* Directions: Write each line out again exactly as written.

* Supplied information:
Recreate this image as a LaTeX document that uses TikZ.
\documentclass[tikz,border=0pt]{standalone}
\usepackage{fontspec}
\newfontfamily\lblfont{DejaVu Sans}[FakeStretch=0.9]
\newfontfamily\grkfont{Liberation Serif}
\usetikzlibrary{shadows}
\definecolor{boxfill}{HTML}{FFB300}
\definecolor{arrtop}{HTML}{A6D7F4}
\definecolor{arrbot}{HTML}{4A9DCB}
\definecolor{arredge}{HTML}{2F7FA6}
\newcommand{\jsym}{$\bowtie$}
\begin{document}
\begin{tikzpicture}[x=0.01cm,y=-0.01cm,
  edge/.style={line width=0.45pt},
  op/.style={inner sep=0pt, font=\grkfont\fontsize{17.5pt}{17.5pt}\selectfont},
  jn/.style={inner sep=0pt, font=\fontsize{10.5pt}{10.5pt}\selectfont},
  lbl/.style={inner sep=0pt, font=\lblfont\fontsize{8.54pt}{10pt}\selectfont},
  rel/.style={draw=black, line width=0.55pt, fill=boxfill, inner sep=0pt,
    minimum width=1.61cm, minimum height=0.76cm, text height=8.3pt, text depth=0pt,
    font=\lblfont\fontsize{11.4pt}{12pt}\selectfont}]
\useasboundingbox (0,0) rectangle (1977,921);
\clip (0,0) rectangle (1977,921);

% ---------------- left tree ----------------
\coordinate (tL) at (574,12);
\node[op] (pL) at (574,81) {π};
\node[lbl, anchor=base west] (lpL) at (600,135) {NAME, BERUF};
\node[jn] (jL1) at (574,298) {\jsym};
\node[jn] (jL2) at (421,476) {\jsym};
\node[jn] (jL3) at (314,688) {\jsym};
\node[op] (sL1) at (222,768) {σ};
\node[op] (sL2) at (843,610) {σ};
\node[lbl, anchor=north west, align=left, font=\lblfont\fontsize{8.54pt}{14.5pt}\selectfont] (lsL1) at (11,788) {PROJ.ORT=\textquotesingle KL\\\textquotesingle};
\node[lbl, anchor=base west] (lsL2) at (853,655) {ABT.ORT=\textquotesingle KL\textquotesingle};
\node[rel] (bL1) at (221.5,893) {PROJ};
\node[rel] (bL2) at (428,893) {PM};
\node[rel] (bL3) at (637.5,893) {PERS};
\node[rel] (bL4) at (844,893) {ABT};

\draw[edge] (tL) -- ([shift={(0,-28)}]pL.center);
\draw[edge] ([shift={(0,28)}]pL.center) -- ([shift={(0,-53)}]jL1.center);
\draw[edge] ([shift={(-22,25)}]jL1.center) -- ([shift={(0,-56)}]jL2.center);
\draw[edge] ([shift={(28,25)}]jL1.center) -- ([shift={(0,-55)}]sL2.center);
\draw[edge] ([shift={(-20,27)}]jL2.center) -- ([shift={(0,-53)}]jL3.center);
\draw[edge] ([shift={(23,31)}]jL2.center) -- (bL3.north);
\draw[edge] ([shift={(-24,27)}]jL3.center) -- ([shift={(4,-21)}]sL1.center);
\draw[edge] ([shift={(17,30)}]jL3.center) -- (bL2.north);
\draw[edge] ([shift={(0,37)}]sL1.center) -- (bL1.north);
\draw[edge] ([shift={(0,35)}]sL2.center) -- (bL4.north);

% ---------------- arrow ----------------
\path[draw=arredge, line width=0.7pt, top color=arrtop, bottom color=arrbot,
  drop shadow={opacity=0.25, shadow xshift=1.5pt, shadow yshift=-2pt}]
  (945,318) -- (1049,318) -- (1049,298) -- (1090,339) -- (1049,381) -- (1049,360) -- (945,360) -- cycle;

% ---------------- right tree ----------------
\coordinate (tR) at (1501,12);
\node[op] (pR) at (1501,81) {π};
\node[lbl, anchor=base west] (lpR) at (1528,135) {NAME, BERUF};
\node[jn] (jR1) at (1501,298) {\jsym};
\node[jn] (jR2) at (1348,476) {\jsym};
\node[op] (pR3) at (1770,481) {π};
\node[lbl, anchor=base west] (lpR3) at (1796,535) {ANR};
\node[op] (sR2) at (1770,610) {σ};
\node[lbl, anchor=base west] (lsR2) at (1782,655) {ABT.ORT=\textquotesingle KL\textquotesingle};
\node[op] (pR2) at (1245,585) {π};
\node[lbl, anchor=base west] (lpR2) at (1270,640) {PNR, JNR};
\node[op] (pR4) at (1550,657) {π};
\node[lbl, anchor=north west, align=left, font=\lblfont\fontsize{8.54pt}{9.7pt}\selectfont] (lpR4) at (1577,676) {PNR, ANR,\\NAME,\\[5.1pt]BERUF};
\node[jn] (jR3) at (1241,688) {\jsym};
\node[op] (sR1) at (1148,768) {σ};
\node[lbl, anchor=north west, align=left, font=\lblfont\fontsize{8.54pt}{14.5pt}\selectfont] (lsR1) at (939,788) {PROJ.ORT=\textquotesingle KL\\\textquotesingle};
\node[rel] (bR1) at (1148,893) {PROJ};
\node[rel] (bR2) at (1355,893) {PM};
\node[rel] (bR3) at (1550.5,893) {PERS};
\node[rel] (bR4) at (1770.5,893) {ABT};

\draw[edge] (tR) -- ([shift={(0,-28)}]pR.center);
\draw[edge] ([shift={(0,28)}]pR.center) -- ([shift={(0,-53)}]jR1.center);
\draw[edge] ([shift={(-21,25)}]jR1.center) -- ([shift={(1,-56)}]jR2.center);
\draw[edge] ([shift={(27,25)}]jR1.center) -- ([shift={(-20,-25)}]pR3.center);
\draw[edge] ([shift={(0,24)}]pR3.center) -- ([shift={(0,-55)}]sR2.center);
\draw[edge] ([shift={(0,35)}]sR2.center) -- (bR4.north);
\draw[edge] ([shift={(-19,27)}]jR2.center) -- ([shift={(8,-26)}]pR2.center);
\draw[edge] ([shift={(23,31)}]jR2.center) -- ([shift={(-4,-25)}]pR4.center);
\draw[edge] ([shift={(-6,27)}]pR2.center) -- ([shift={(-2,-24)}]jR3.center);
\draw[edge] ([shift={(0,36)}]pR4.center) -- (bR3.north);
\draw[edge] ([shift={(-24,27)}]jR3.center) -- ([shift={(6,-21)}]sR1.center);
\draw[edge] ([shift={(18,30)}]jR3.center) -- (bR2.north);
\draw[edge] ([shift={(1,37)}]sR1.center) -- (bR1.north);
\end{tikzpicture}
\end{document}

* Response below:
Recreate this image as a LaTeX document that uses TikZ.
\documentclass[tikz,border=0pt]{standalone}
\usepackage{fontspec}
\newfontfamily\lblfont{DejaVu Sans}[FakeStretch=0.9]
\newfontfamily\grkfont{Liberation Serif}
\usetikzlibrary{shadows}
\definecolor{boxfill}{HTML}{FFB300}
\definecolor{arrtop}{HTML}{A6D7F4}
\definecolor{arrbot}{HTML}{4A9DCB}
\definecolor{arredge}{HTML}{2F7FA6}
\newcommand{\jsym}{$\bowtie$}
\begin{document}
\begin{tikzpicture}[x=0.01cm,y=-0.01cm,
  edge/.style={line width=0.45pt},
  op/.style={inner sep=0pt, font=\grkfont\fontsize{17.5pt}{17.5pt}\selectfont},
  jn/.style={inner sep=0pt, font=\fontsize{10.5pt}{10.5pt}\selectfont},
  lbl/.style={inner sep=0pt, font=\lblfont\fontsize{8.54pt}{10pt}\selectfont},
  rel/.style={draw=black, line width=0.55pt, fill=boxfill, inner sep=0pt,
    minimum width=1.61cm, minimum height=0.76cm, text height=8.3pt, text depth=0pt,
    font=\lblfont\fontsize{11.4pt}{12pt}\selectfont}]
\useasboundingbox (0,0) rectangle (1977,921);
\clip (0,0) rectangle (1977,921);

% ---------------- left tree ----------------
\coordinate (tL) at (574,12);
\node[op] (pL) at (574,81) {π};
\node[lbl, anchor=base west] (lpL) at (600,135) {NAME, BERUF};
\node[jn] (jL1) at (574,298) {\jsym};
\node[jn] (jL2) at (421,476) {\jsym};
\node[jn] (jL3) at (314,688) {\jsym};
\node[op] (sL1) at (222,768) {σ};
\node[op] (sL2) at (843,610) {σ};
\node[lbl, anchor=north west, align=left, font=\lblfont\fontsize{8.54pt}{14.5pt}\selectfont] (lsL1) at (11,788) {PROJ.ORT=\textquotesingle KL\\\textquotesingle};
\node[lbl, anchor=base west] (lsL2) at (853,655) {ABT.ORT=\textquotesingle KL\textquotesingle};
\node[rel] (bL1) at (221.5,893) {PROJ};
\node[rel] (bL2) at (428,893) {PM};
\node[rel] (bL3) at (637.5,893) {PERS};
\node[rel] (bL4) at (844,893) {ABT};

\draw[edge] (tL) -- ([shift={(0,-28)}]pL.center);
\draw[edge] ([shift={(0,28)}]pL.center) -- ([shift={(0,-53)}]jL1.center);
\draw[edge] ([shift={(-22,25)}]jL1.center) -- ([shift={(0,-56)}]jL2.center);
\draw[edge] ([shift={(28,25)}]jL1.center) -- ([shift={(0,-55)}]sL2.center);
\draw[edge] ([shift={(-20,27)}]jL2.center) -- ([shift={(0,-53)}]jL3.center);
\draw[edge] ([shift={(23,31)}]jL2.center) -- (bL3.north);
\draw[edge] ([shift={(-24,27)}]jL3.center) -- ([shift={(4,-21)}]sL1.center);
\draw[edge] ([shift={(17,30)}]jL3.center) -- (bL2.north);
\draw[edge] ([shift={(0,37)}]sL1.center) -- (bL1.north);
\draw[edge] ([shift={(0,35)}]sL2.center) -- (bL4.north);

% ---------------- arrow ----------------
\path[draw=arredge, line width=0.7pt, top color=arrtop, bottom color=arrbot,
  drop shadow={opacity=0.25, shadow xshift=1.5pt, shadow yshift=-2pt}]
  (945,318) -- (1049,318) -- (1049,298) -- (1090,339) -- (1049,381) -- (1049,360) -- (945,360) -- cycle;

% ---------------- right tree ----------------
\coordinate (tR) at (1501,12);
\node[op] (pR) at (1501,81) {π};
\node[lbl, anchor=base west] (lpR) at (1528,135) {NAME, BERUF};
\node[jn] (jR1) at (1501,298) {\jsym};
\node[jn] (jR2) at (1348,476) {\jsym};
\node[op] (pR3) at (1770,481) {π};
\node[lbl, anchor=base west] (lpR3) at (1796,535) {ANR};
\node[op] (sR2) at (1770,610) {σ};
\node[lbl, anchor=base west] (lsR2) at (1782,655) {ABT.ORT=\textquotesingle KL\textquotesingle};
\node[op] (pR2) at (1245,585) {π};
\node[lbl, anchor=base west] (lpR2) at (1270,640) {PNR, JNR};
\node[op] (pR4) at (1550,657) {π};
\node[lbl, anchor=north west, align=left, font=\lblfont\fontsize{8.54pt}{9.7pt}\selectfont] (lpR4) at (1577,676) {PNR, ANR,\\NAME,\\[5.1pt]BERUF};
\node[jn] (jR3) at (1241,688) {\jsym};
\node[op] (sR1) at (1148,768) {σ};
\node[lbl, anchor=north west, align=left, font=\lblfont\fontsize{8.54pt}{14.5pt}\selectfont] (lsR1) at (939,788) {PROJ.ORT=\textquotesingle KL\\\textquotesingle};
\node[rel] (bR1) at (1148,893) {PROJ};
\node[rel] (bR2) at (1355,893) {PM};
\node[rel] (bR3) at (1550.5,893) {PERS};
\node[rel] (bR4) at (1770.5,893) {ABT};

\draw[edge] (tR) -- ([shift={(0,-28)}]pR.center);
\draw[edge] ([shift={(0,28)}]pR.center) -- ([shift={(0,-53)}]jR1.center);
\draw[edge] ([shift={(-21,25)}]jR1.center) -- ([shift={(1,-56)}]jR2.center);
\draw[edge] ([shift={(27,25)}]jR1.center) -- ([shift={(-20,-25)}]pR3.center);
\draw[edge] ([shift={(0,24)}]pR3.center) -- ([shift={(0,-55)}]sR2.center);
\draw[edge] ([shift={(0,35)}]sR2.center) -- (bR4.north);
\draw[edge] ([shift={(-19,27)}]jR2.center) -- ([shift={(8,-26)}]pR2.center);
\draw[edge] ([shift={(23,31)}]jR2.center) -- ([shift={(-4,-25)}]pR4.center);
\draw[edge] ([shift={(-6,27)}]pR2.center) -- ([shift={(-2,-24)}]jR3.center);
\draw[edge] ([shift={(0,36)}]pR4.center) -- (bR3.north);
\draw[edge] ([shift={(-24,27)}]jR3.center) -- ([shift={(6,-21)}]sR1.center);
\draw[edge] ([shift={(18,30)}]jR3.center) -- (bR2.north);
\draw[edge] ([shift={(1,37)}]sR1.center) -- (bR1.north);
\end{tikzpicture}
\end{document}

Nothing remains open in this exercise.